• Stored dataset items:
▼

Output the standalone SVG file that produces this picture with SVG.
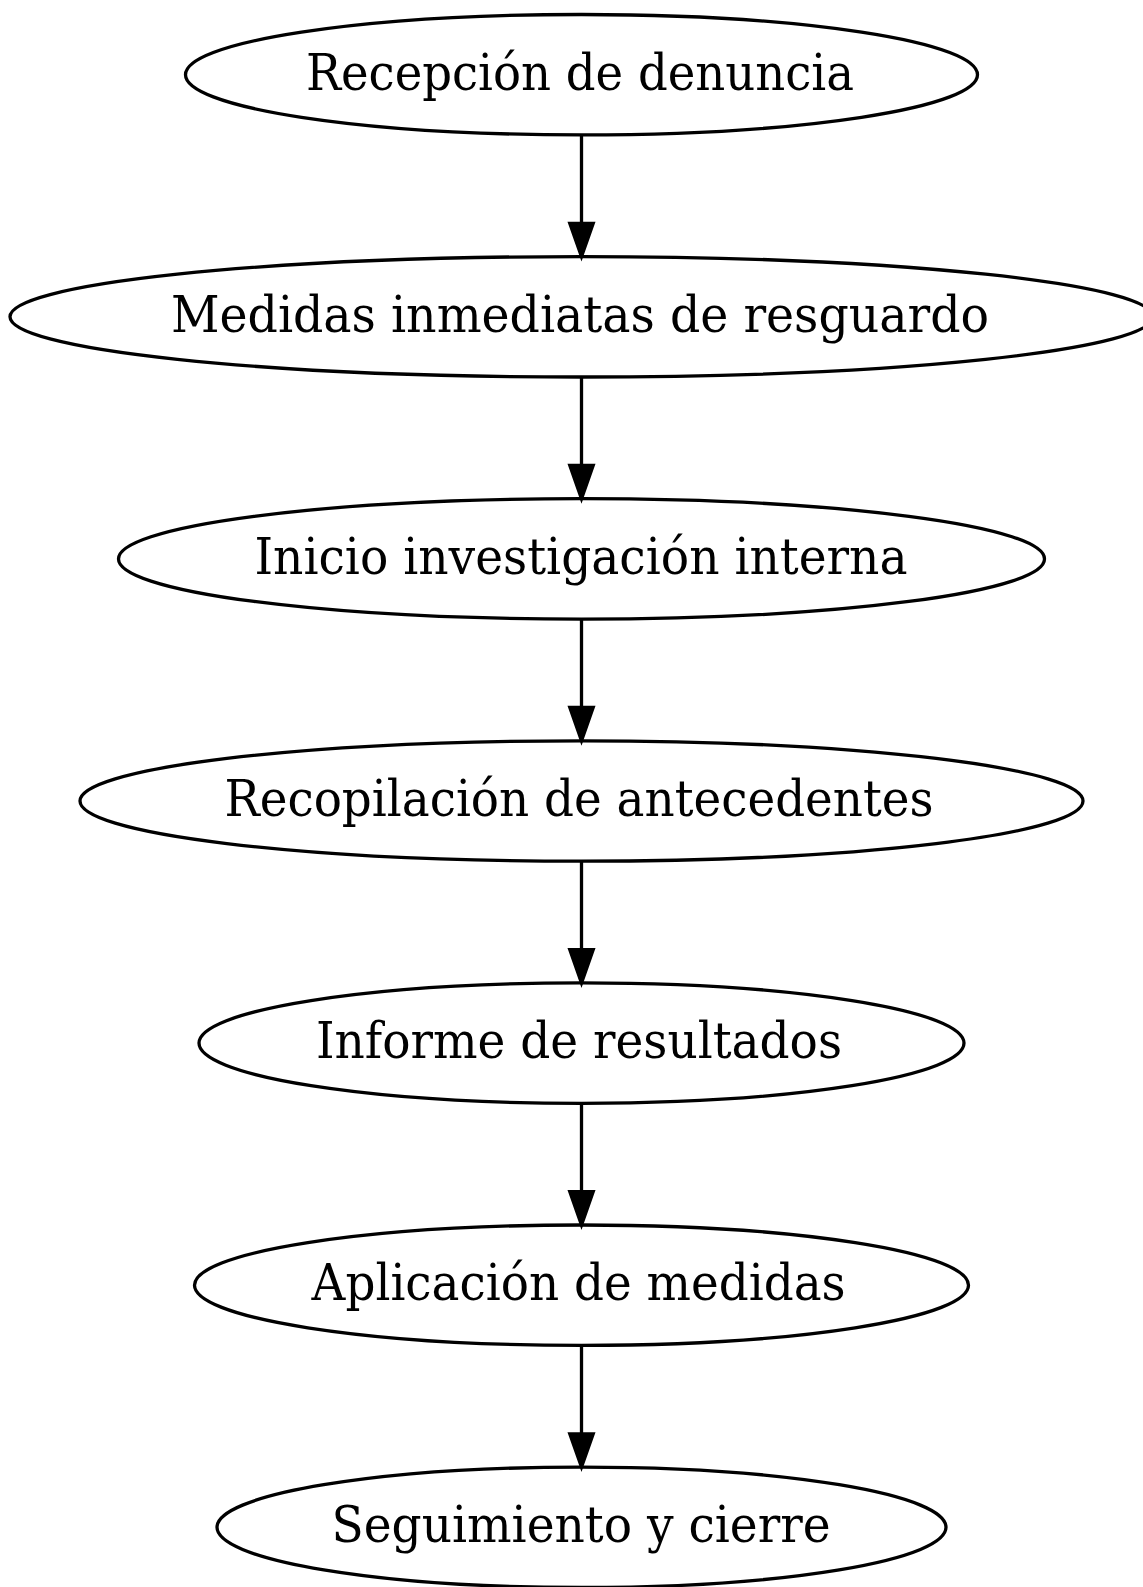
<svg xmlns="http://www.w3.org/2000/svg" width="1143" height="1587" viewBox="0 0 1143 1587">
<style>
.n ellipse{fill:none;stroke:#000;stroke-width:3.3}
.n text{font-family:"DejaVu Serif Condensed","DejaVu Serif",serif;font-stretch:condensed;font-size:50px;text-anchor:middle;fill:#000}
.e line{stroke:#000;stroke-width:3.3}
.e polygon{fill:#000;stroke:#000;stroke-width:3.3}
</style>
<rect width="1143" height="1587" fill="#fff"/>
<g id="n1" class="n"><ellipse cx="581.5" cy="74.7" rx="396" ry="60.2"/><text x="580" y="89.5" textLength="548" lengthAdjust="spacingAndGlyphs">Recepción de denuncia</text></g>
<g id="n2" class="n"><ellipse cx="581.5" cy="316.8" rx="571.5" ry="60.2"/><text x="580" y="331.6" textLength="818" lengthAdjust="spacingAndGlyphs">Medidas inmediatas de resguardo</text></g>
<g id="n3" class="n"><ellipse cx="581.5" cy="558.9" rx="463" ry="60.2"/><text x="581" y="573.7" textLength="653" lengthAdjust="spacingAndGlyphs">Inicio investigación interna</text></g>
<g id="n4" class="n"><ellipse cx="581.5" cy="801" rx="501.5" ry="60.2"/><text x="579" y="815.8" textLength="709" lengthAdjust="spacingAndGlyphs">Recopilación de antecedentes</text></g>
<g id="n5" class="n"><ellipse cx="581.5" cy="1043.1" rx="382.5" ry="60.2"/><text x="579" y="1057.9" textLength="526" lengthAdjust="spacingAndGlyphs">Informe de resultados</text></g>
<g id="n6" class="n"><ellipse cx="581.5" cy="1285.2" rx="387" ry="60.2"/><text x="578.6" y="1300" textLength="534" lengthAdjust="spacingAndGlyphs">Aplicación de medidas</text></g>
<g id="n7" class="n"><ellipse cx="581.5" cy="1527.3" rx="364.5" ry="60.2"/><text x="581" y="1542.1" textLength="499" lengthAdjust="spacingAndGlyphs">Seguimiento y cierre</text></g>
<g id="edges" class="e">
<line x1="581.5" y1="134.9" x2="581.5" y2="223.3"/><polygon points="569.8,223.3 593.2,223.3 581.5,256.6"/>
<line x1="581.5" y1="377" x2="581.5" y2="465.4"/><polygon points="569.8,465.4 593.2,465.4 581.5,498.7"/>
<line x1="581.5" y1="619.1" x2="581.5" y2="707.5"/><polygon points="569.8,707.5 593.2,707.5 581.5,740.8"/>
<line x1="581.5" y1="861.2" x2="581.5" y2="949.6"/><polygon points="569.8,949.6 593.2,949.6 581.5,982.9"/>
<line x1="581.5" y1="1103.3" x2="581.5" y2="1191.7"/><polygon points="569.8,1191.7 593.2,1191.7 581.5,1225"/>
<line x1="581.5" y1="1345.4" x2="581.5" y2="1433.8"/><polygon points="569.8,1433.8 593.2,1433.8 581.5,1467.1"/>
</g>
</svg>
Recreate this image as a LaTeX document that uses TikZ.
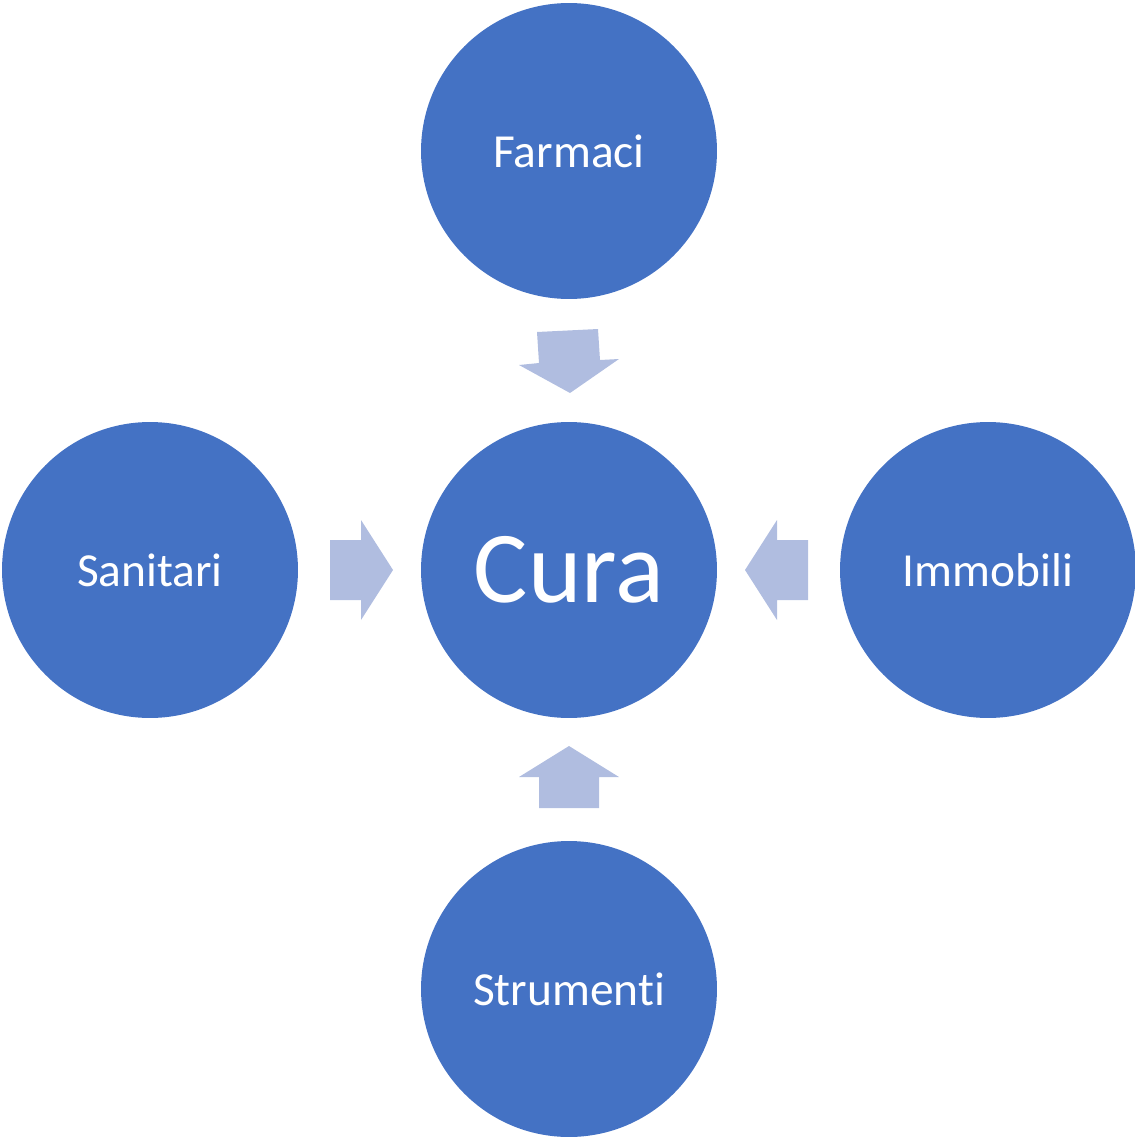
\documentclass[tikz,border=0pt]{standalone}
\usepackage{fontspec}
\setmainfont{Carlito}[Ligatures={NoCommon,NoRequired,NoContextual}]
\definecolor{circleblue}{HTML}{4472C4}
\definecolor{arrowblue}{HTML}{B0BDE0}
\begin{document}
\begin{tikzpicture}[x=0.02cm,y=-0.02cm,
  ball/.style={circle,fill=circleblue,text=white,minimum size=5.92cm,inner sep=0pt,font=\fontsize{27}{30}\selectfont},
  bigball/.style={ball,font=\fontsize{58}{64}\selectfont},
  blockarrow/.style={fill=arrowblue,draw=none}]
  \useasboundingbox (0,0) rectangle (1135,1139);
  \node [bigball] (cura) at (569,570) {Cura};
  \node [ball] (farmaci) at (569,151) {Farmaci};
  \node [ball] (sanitari) at (150,570) {Sanitari};
  \node [ball] (immobili) at (988,570) {Immobili};
  \node [ball] (strumenti) at (569,989) {Strumenti};
  % block arrows pointing at the centre
  \fill [blockarrow] (537,332) -- (598,329) -- (600,360) -- (619,359) -- (570,393)
    -- (519,365) -- (539,363) -- cycle;
  \fill [blockarrow] (330,540) -- (361,540) -- (361,520) -- (393,570) -- (361,620)
    -- (361,600) -- (330,600) -- cycle;
  \fill [blockarrow] (808,540) -- (777,540) -- (777,520) -- (745,570) -- (777,620)
    -- (777,600) -- (808,600) -- cycle;
  \fill [blockarrow] (539,808) -- (539,777) -- (519,777) -- (569,746) -- (619,777)
    -- (599,777) -- (599,808) -- cycle;
\end{tikzpicture}
\end{document}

▲

Count the lines of the data that contain the string "standalone", and reply with that number alone.

• PROBLEM SOLUTION:
2